Oleh : Wirol Haurissa
Hidup bagai roda yang terus berputar. Datang dari masa lalu ke masa kini dan terus ke masa depan. Matahari terbit dan tenggelam di Tanah Ambon. Banyak perjumpaan terjadi, kendati juga dibumbui suka dan duka.
Hari Rabu, 14 Desember 2011 pukul 23.00 malam, saya bersama John Lakburlawal, Alberth Akollo, Maryo Nussy, Rey Latumeten dikejutkan dengan info “keadaan Ambon memanas.”
Kami baru saja istirahat seusai membuat lukisan dinding di Kampus Universitas Kristen Indonesia Maluku (UKIM) Ambon. Seorang Brimob yang berjaga di kampus bertanya kepada kami.
“Dong mau pulang ke mana ?”
“Maranatha,“ jawab saya.
Kami tahu, apa maksud Brimob tersebut. Saya dan teman-teman kemudian berjalan meninggalkan kampus di Jalan Ot Pattimaipau tersebut.
Kami melewati beberapa pos penjagaan aparat di Tanah Lapang Kecil. Nampaknya, penampilan aparat agak berbeda. Biasanya mereka duduk santai tanpa senjata di tangan. Malam itu, mereka berjaga menggunakan senjata lengkap. Semakin jelaslah bagi kami, bahwa malam ini, wer seng bae.
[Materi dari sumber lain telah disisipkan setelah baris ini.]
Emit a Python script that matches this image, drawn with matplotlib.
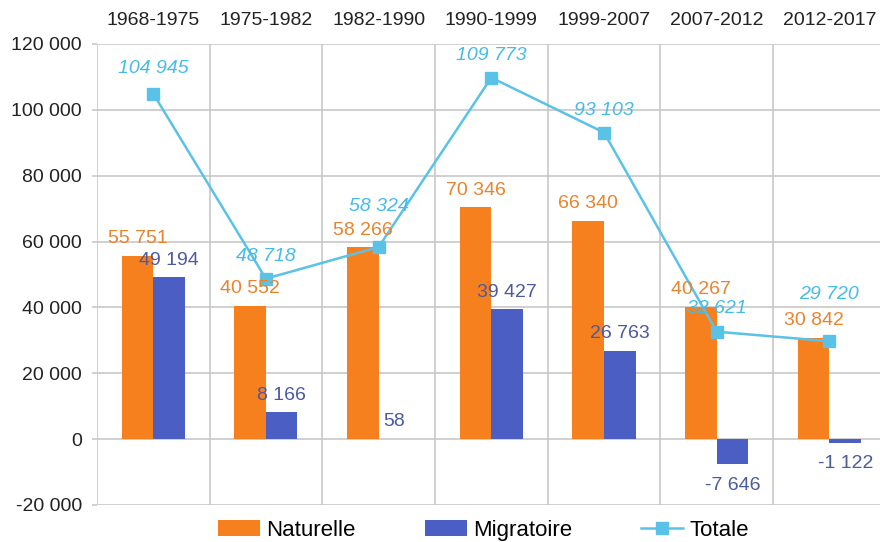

Di tengah jalan, dalam kegelapan malam dan warna temaram, kami merasakan ada ketegangan di berbagai tempat dalam kota. Terus terang, kami merasa takut juga berada di kota tercinta ini.
Tapi kami terus berjalan ke arah pertigaan Gereja Rehobot. Di sana, terlihat orang-orang berkelompok di sisi jalan. Wajah-wajah mereka sangat serius.
Kami berpisah di pertigaan Rehoboth. Saya tetap bersama John sedangkan Maryo, Alberth, dan Rey ke tempat tinggal mereka di Kudamati dan Air Salobar.